MYANMAR’S campaign against Rohingya Muslims has taken the spotlight off a protracted offensive against another minority, it has been warned.

In the north of the country, the government is also intensifying operations against the predominantly Christian Kachin.

Zau Raw heads a rebel committee overseeing humanitarian aid in the sliver of territory the militants control along the Chinese frontier.

Just like the Rohingya, the Kachin have begun to realise that “the army wants to wipe us out”, he said.

The war has intensified sharply in recent months, with at least 10,000 people displaced since January alone, according to the UN.

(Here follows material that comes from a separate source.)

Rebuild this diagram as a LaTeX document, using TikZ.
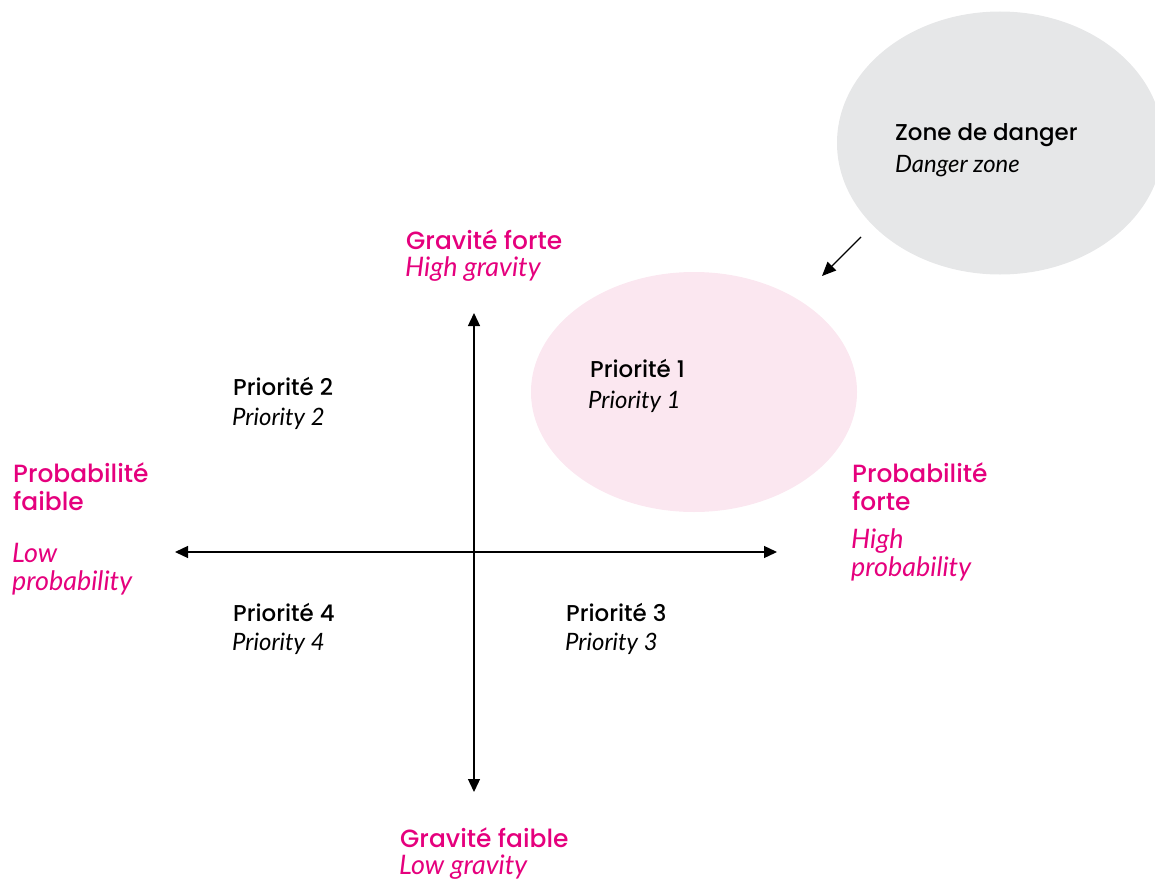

Although military atrocities do not match the scale of those documented against the Rohingya over the past year, a UN fact-finding mission in March reported “marked similarities” between the conflicts.

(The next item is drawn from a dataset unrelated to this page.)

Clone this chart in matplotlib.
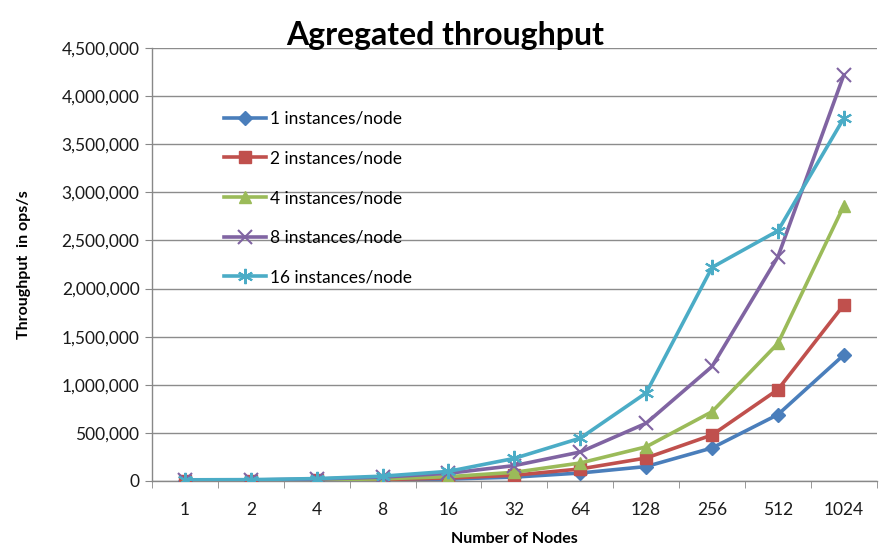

The Kachin have fought for greater autonomy in the predominantly Buddhist nation since 1961.

Just as in Rakhine, the UN has received new reports of grave abuse by security forces, including killings, abductions, pillage, torture, rape and forced labour. And just like Rakhine, the government has restricted humanitarian access to desperate populations who have fled, around 120,000 people in Kachin and neighbouring Shan states, according to local officials.

Those restrictions have grown significantly tighter since Aung

San Suu Kyi took office in 2016, Zau Raw said.